Hidden violence is a theme, a motivation, and a fear for the characters. The theme finds expression through the novel’s continual focus on intertwining past and present; the Westaway’s past is filled with hidden violence, forcing the characters into a brutal confrontation once reality is uncovered. Many of these secrets are buried in the past because they are too difficult to resolve: Hester and Mrs. Warren ignore Ezra’s crimes because they want to protect the boy they so excessively favor; Abel tries to ignore his failed proposal to Edward because he finds the pain of rejection unbearable; Hal keeps her mother’s possessions locked away inside a box because handling them would bring back the grief that she has tried to move beyond. All three of the Westaway brothers who grew up in Trepassen House endured their mother’s abuse, and they try to leave the property as soon as possible. In each instance, the characters hope that these psychic wounds can remain repressed, but this is never possible.
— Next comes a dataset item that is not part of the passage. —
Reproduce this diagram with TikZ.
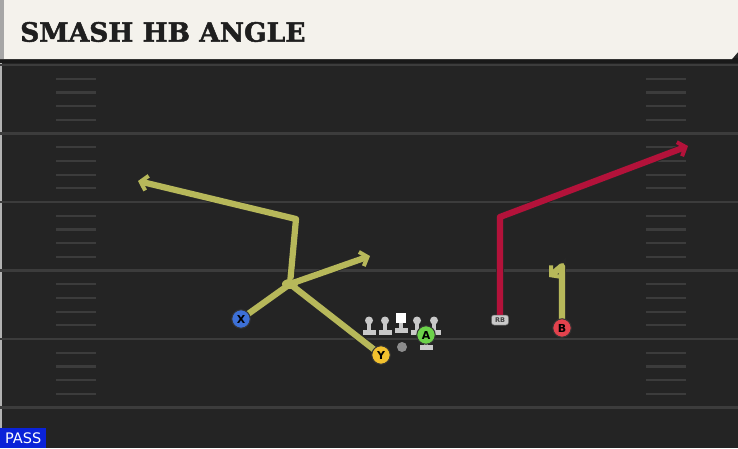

One of the gravest examples of hidden violence is Hester’s treatment of Maggie. When Maggie is pregnant with Ezra’s child, Hester locks her in the cold, cramped attic room. Maggie is imprisoned, starved, and beaten so badly that she worries that she will lose her baby. The attic room is separate from the house and invisible to the outside world, just as the violence against Maggie is hidden away—but not forever. Hester, aware that past violence must surface, uses her will to expose her own hidden violence, thus exposing even more trauma until everything is uncovered. Once one part of the violence is uncovered, more inevitably follows.
Rather than Maud hiding violence, the threat of violence hides her. Maud fears her mother and brother, so she goes into hiding, but even she cannot remain hidden. When she threatens to tell Hal the truth, Ezra finds and kills her. Like the trauma of the past, violence always finds a way out into the open.